Years ago, reeling from heartbreak, I got drunk and made my way to an ex’s apartment with the intention of winning her back. What did I plan on doing? Who knows. What did I end up doing? Getting sick on her building’s front porch and running away only to get a ticket for public urination an hour later. Not my best moment. This is all to say that breakups and divorces make us do terribly stupid things. Luckily, I did not have TikTok at the time.
I get it. And I am sympathetic. However, my sympathy turns into schadenfreude very, very quickly, and I will laugh at your particular brand of misfortune if you do one thing: post about your divorce on TikTok. Yes, TikTok divorce videos exist and they are even more ridiculous than you assume. I scroll through them at night with tears of laughter in my eyes. I’ve woken my wife up because my cackles have been so loud. They are my favorite genre of new-age internet video.

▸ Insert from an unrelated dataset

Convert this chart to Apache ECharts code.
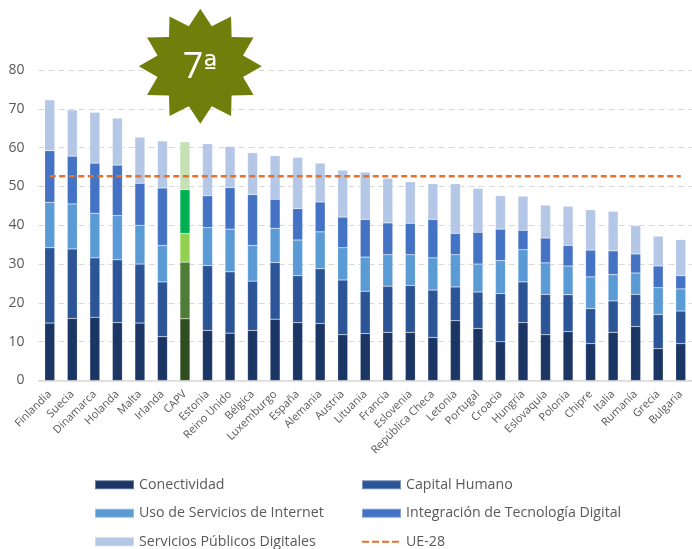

I hope they never stop.
For the uninformed, TikTok is a short video social media platform allows users to upload 15-second clips — many of which are set to music and utilize lip-syncing. It’s silly, easy to use, and really fun. There are hashtag challenges that spawn and lots of irreverent, goofy Internet nonsense to explore. As with every wildly popular social media platform — TikTok boasts 1 billion users worldwide — there are sub-trends that appear and are quickly replicated. One such trend? Sad divorce.
Sad divorce TikTok is a corner of the app where people dramatically post about their divorce and breakups. There are different forms of video. One of the most popular — and my favorite — is the “Ring Toss,” which features men and women walking into frame, pausing dramatically, and then tossing their wedding rings towards the camera as the sad song plays. Another is the “House Tour”, which sees a someone panning through their empty home. Yet another is the “Paperwork Flip,” which sees people thumbing through their divorce paperwork, often with the wedding rings on or near the packet.
(There’s also the “James TW” video. This is a different beast. It features a father sitting with his child and lip-syncing “When You Love Someone” by James TW — specifically the lyrics “Sometimes moms and dads fall out of love. Sometimes two homes are better than one Some things you can’t tell your sister ’cause she’s still too young. Yeah, you’ll understand. When you love someone.” I don’t find this funny; in fact, I find it quite sad. Don’t use kids as pawns in these videos.)
Let me tell you: these videos are ridiculous. Think about it! These people tossing their wedding rings towards the camera and tagging it #divorce. That’s so silly. What a decision! Divorce sucks. But of all the things to do, you announce it to the world via an overly dramatic 15-second video soundtracked by a Hasley song to an app where 41 percent of users are between the age of 16 and 24?
Think of the person shooting this making sure their posture is believable before they tossed their wedding band towards the camera. Think about them missing the throw and needing to do it again and again. Think about these people changing locations to get better lighting. I’ll never find these things not funny. It’s so absurd!
Listen. When you’re experiencing a bad breakup, social media is so tantalizing. You have access to a community of others who are there to offer sympathy, perspective, understanding. Uploading a divorce video is a way of alerting folks to your situation and combating the sheer loneliness that accompanies heartbreak. (And, let’s not kid ourselves, it’s also a direct way to let people know you’re single again). There are certainly some positive aspects that come out of a TikTok post. People see these videos and know they’re not alone. Conversations about abusive relationships are started. These are important topics for which dialogue is always necessary.
But, to my other point: Ha! Twitter user @_wildmilk brought divorce TikTok to the masses when responding to a thread about underrated TikTok categories. And I think her initial pitch-perfectly sums up their sheer absurdity: “The most underrated Tik Tok category is when couples who are divorcing or whatever make sentimental vids about it…like imagine you’ve tearfully asked ur husband for a divorce, dropped the kids off @ ur parents, & go online to see your husband posting this on an app for 12 y/o’s”
Listen, if catharsis comes from posting divorce videos on TikTok, don’t let me stop you. I’m not here to yuck your yum. Post them whenever you want. Divorce can be excruciating. Just know that I’m there feeling for your situation while simultaneously laughing my ass off. As they say, one person’s heartbreak is another’s hilarity.